Most gratifying to me was that in his Top 10-ish (actually 13) life-enhancingly fabulous films, Doonan includes “Double Indemnity,” “Mildred Pierce,” “Some Like It Hot” and “All About Eve.” Oh, and “Mommie Dearest” – duh! (The others are: “Paris is Burning,” “The Boys in the Band,” “X, Y and Zee,” “Faster, Pussycat! Kill! Kill!” “Female Trouble,” “Showgirls,” Rosemary’s Baby,” and “Midnight Cowboy.”)
At a recent book signing at Barneys in Beverly Hills, Doonan graciously shared his thoughts on the glory of black and white. “Film noir has been important to me since I first saw ‘Double Indemnity’ at age 6 [on TV]. It’s mysterious and sad and sexy. I’ve always loved it. I can’t imagine living without knowing about film noir. I feel sorry for kids who grew up on rom-coms and don’t have this beauty in their lives. J’adore!”

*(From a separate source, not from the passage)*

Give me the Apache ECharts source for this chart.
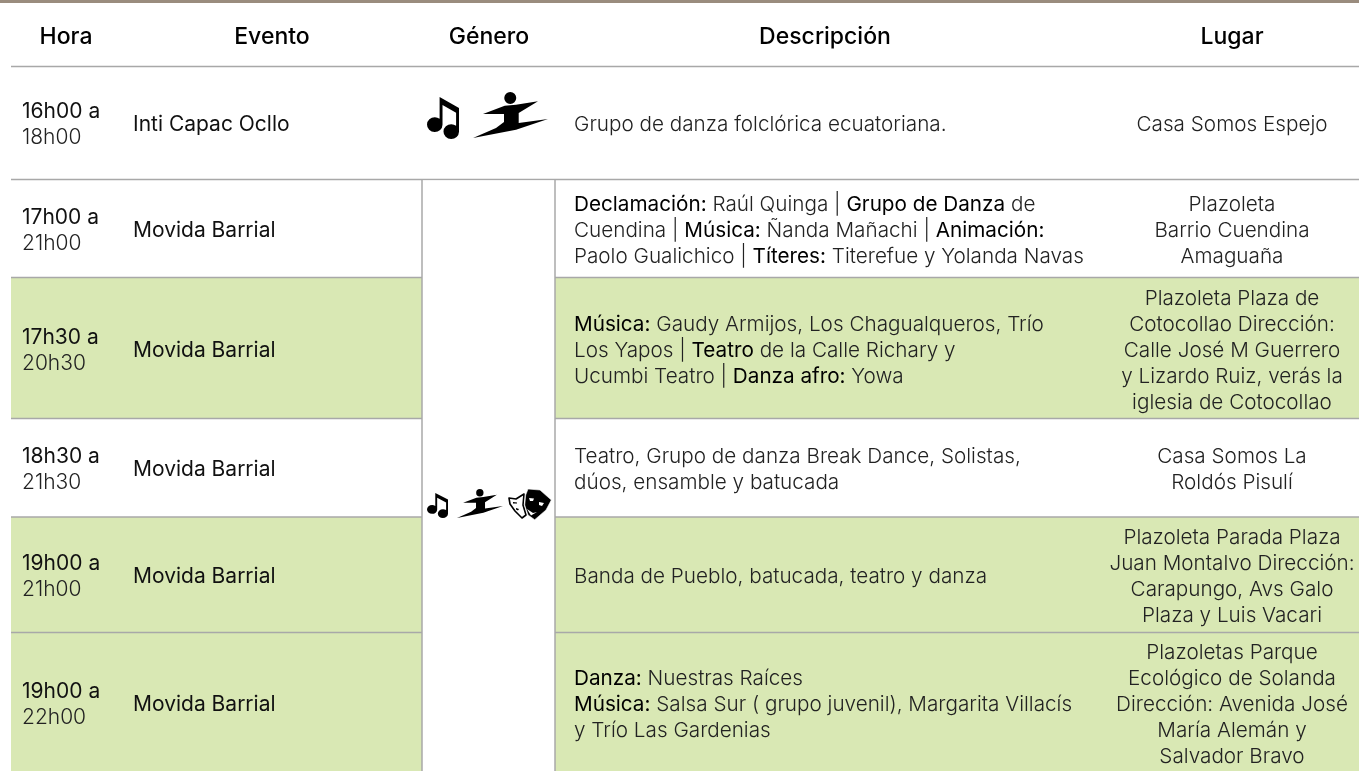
<!DOCTYPE html>
<html><head><meta charset="utf-8">
<script src="https://cdn.jsdelivr.net/npm/echarts@6/dist/echarts.min.js"></script>
<style>html,body{margin:0;padding:0;background:#fff}#c{width:1359px;height:771px}</style>
</head><body><div id="c"></div>
<script>
const headers = ['Hora','Evento','Género','Descripción','Lugar'];
const hourStart = ['16h00 a','17h00 a','17h30 a','18h30 a','19h00 a','19h00 a'];
const hourEnd = ['18h00','21h00','20h30','21h30','21h00','22h00'];
const events = ['Inti Capac Ocllo','Movida Barrial','Movida Barrial','Movida Barrial','Movida Barrial','Movida Barrial'];
const shaded = [0,0,1,0,1,1];
const descriptions = [
 ['Grupo de danza folclórica ecuatoriana.'],
 ['{b|Declamación:} Raúl Quinga | {b|Grupo de Danza} de','Cuendina | {b|Música:} Ñanda Mañachi | {b|Animación:}','Paolo Gualichico | {b|Títeres:} Titerefue y Yolanda Navas'],
 ['{b|Música:} Gaudy Armijos, Los Chagualqueros, Trío','Los Yapos | {b|Teatro} de la Calle Richary y','Ucumbi Teatro | {b|Danza afro:} Yowa'],
 ['Teatro, Grupo de danza Break Dance, Solistas,','dúos, ensamble y batucada'],
 ['Banda de Pueblo, batucada, teatro y danza'],
 ['{b|Danza:} Nuestras Raíces','{b|Música:} Salsa Sur ( grupo juvenil), Margarita Villacís','y Trío Las Gardenias']
];
const places = [
 ['Casa Somos Espejo'],
 ['Plazoleta','Barrio Cuendina','Amaguaña'],
 ['Plazoleta Plaza de','Cotocollao Dirección:','Calle José M Guerrero','y Lizardo Ruiz, verás la','iglesia de Cotocollao'],
 ['Casa Somos La','Roldós Pisulí'],
 ['Plazoleta Parada Plaza','Juan Montalvo Dirección:','Carapungo, Avs Galo','Plaza y Luis Vacari'],
 ['Plazoletas Parque','Ecológico de Solanda','Dirección: Avenida José','María Alemán y','Salvador Bravo']
];

// layout (pixel scale of the page)
const rowEdges = [66.5,179.5,277.5,418.5,517,632.5,771];
const textMid = [125,231,351,470,577,705];
const headerX = [66,272,489,825,1232];
const colLeft = 11, spanL = 422, spanR = 555;
const FONT = 'Inter', LH = 26;

const NOTE='M13 0L33 11V35a8 7.5 0 1 1-3-6V16L16 8V28a8 7.5 0 1 1-3-6z';
const DANCER='M37.3 0a6 6 0 1 1-.1 0zM10 22L31.7 13.7 43 12.7 65 9.3 45.7 21V31L75 27 43 37.7 0 46 23 36 31 30V22z';
const MASK_BACK=[[0,11],[7,12],[15,7],[14,18],[17,28],[13,31],[6,24],[1,17]];
const MASK_FRONT=[[19,2],[31,3],[42.3,13],[37,23],[25.7,32.7],[19,28],[15.7,18],[16.7,8]];
const MASK_HOLES=[[[20,11],[25,11.5],[24,14],[21,14]],[[30,15],[35,16],[33,19],[30,18]],[[18,22],[24,26],[28,25],[22,28.5]]];
const MASK_DASHES=[[[4,15],[8,15.5],[8,16.5],[4,16.5]],[[7,21],[10,22],[9,23.5],[7,22.5]]];

function textEl(x,y,t,extra){return {type:'text',style:Object.assign({x,y,text:t,font:'300 20.7px '+FONT,fill:'#222',verticalAlign:'middle',align:'left'},extra||{})};}
function centerLines(lines,mid,lh){return lines.map((l,i)=>mid+(i-(lines.length-1)/2)*lh);}

function render(params,api){
  const px=(x,y)=>api.coord([x,y]);
  const ch=[];
  const i=api.value(0);
  if(i===-1){
    let p=px(0,0),q=px(1359,3);
    ch.push({type:'rect',shape:{x:p[0],y:p[1],width:q[0]-p[0],height:q[1]-p[1]},style:{fill:'#9a8c7e'}});
    headers.forEach((h,k)=>{const a=px(headerX[k],37.5);ch.push(textEl(a[0],a[1],h,{align:'center',font:'500 23px '+FONT,fill:'#000'}));});
    return {type:'group',children:ch};
  }
  const top=rowEdges[i],bot=rowEdges[i+1],mid=textMid[i];
  if(shaded[i]){
    [[colLeft,spanL],[spanR,1359]].forEach(r=>{const a=px(r[0],top),b=px(r[1],bot);
      ch.push({type:'rect',shape:{x:a[0],y:a[1],width:b[0]-a[0],height:b[1]-a[1]},style:{fill:'#d9e8b4'}});});
  }
  const a=px(22,mid-13),b=px(22,mid+13);
  ch.push(textEl(a[0],a[1],hourStart[i],{font:'400 21px '+FONT,fill:'#111'}));
  ch.push(textEl(b[0],b[1],hourEnd[i],{font:'300 21px '+FONT}));
  const e=px(133,mid);
  ch.push(textEl(e[0],e[1],events[i],{font:'400 21px '+FONT,fill:'#111'}));
  const dy=centerLines(descriptions[i],mid,26);
  descriptions[i].forEach((l,k)=>{const d=px(574,dy[k]);
    ch.push(textEl(d[0],d[1],l,{rich:{b:{font:'400 20.7px '+FONT,fill:'#000'}}}));});
  const py=centerLines(places[i],mid,26);
  places[i].forEach((l,k)=>{const d=px(1232,py[k]);ch.push(textEl(d[0],d[1],l,{align:'center'}));});
  const l=px(colLeft,top),r=px(1359,top);
  ch.push({type:'line',shape:{x1:l[0],y1:l[1],x2:r[0],y2:r[1]},style:{stroke:'#a8a8a8',lineWidth:1.5}});
  return {type:'group',children:ch};
}
function renderSpan(params,api){
  const ch=[];
  const t=api.coord([0,rowEdges[1]+1]),b=api.coord([0,771]);
  const xl=api.coord([spanL,0])[0],xr=api.coord([spanR,0])[0];
  ch.push({type:'rect',shape:{x:xl,y:t[1],width:xr-xl,height:b[1]-t[1]},style:{fill:'#fff'}});
  ch.push({type:'line',shape:{x1:xl,y1:t[1]-1,x2:xl,y2:b[1]},style:{stroke:'#a8a8a8',lineWidth:1.5}});
  ch.push({type:'line',shape:{x1:xr,y1:t[1]-1,x2:xr,y2:b[1]},style:{stroke:'#a8a8a8',lineWidth:1.5}});
  const icon=(d,x,y,w,h)=>{const p=api.coord([x,y]);return {type:'path',shape:{pathData:d,x:p[0],y:p[1],width:w,height:h,layout:'cover'},style:{fill:'#000'}};};
  const poly=(pts,ox,oy,style)=>({type:'polygon',shape:{points:pts.map(q=>api.coord([ox+q[0],oy+q[1]]))},style});
  ch.push(icon(NOTE,427,97,32,42));
  ch.push(icon(DANCER,473,92,75,46));
  ch.push(icon(NOTE,427,493,21,25));
  ch.push(icon(DANCER,457,489,46,29));
  ch.push(poly(MASK_BACK,509,487,{fill:'#fff',stroke:'#000',lineWidth:1.6,lineJoin:'round'}));
  MASK_DASHES.forEach(m=>ch.push(poly(m,509,487,{fill:'#000'})));
  ch.push(poly(MASK_FRONT,509,487,{fill:'#000',stroke:'#fff',lineWidth:0.6}));
  MASK_HOLES.forEach(m=>ch.push(poly(m,509,487,{fill:'#fff'})));
  return {type:'group',children:ch};
}
const chart=echarts.init(document.getElementById('c'),null,{renderer:'canvas'});
chart.setOption({
  animation:false,
  grid:{left:0,right:0,top:0,bottom:0},
  xAxis:{type:'value',min:0,max:1359,show:false},
  yAxis:{type:'value',min:0,max:771,inverse:true,show:false},
  series:[
   {type:'custom',renderItem:render,data:[[-1]].concat(hourStart.map((_,i)=>[i])),silent:true,clip:false,z:1},
   {type:'custom',renderItem:renderSpan,data:[[0]],silent:true,z:2}
  ]
});
</script></body></html>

The book is the literary equivalent of the champagne and macaroons that circulated at the Barneys event. In chapters such as “Macaroons Are So Gay!” “Jamie Oliver is a Lesbian,” “The Bitter Tears of Jackie O” and “Go Tuck Yourself,” Doonan merrily gushes about the surprisingly straight origins of chi-chi gay-friendly food, lesbian trend-setting, ignorant interns and scary plastic surgery. In “The Fag Hagony and the Ecstasy,” he offers tips for ditching the shackles of ridonculous societal expectations and cultivating a gay entourage.
His hilarious observations are laced with fondness and compassion for his target market. “I dedicate this book to the straight women of the world, whose lives seem insanely more complicated than my own and whose shoes must surely hurt like hell. I feel your pain, girls!”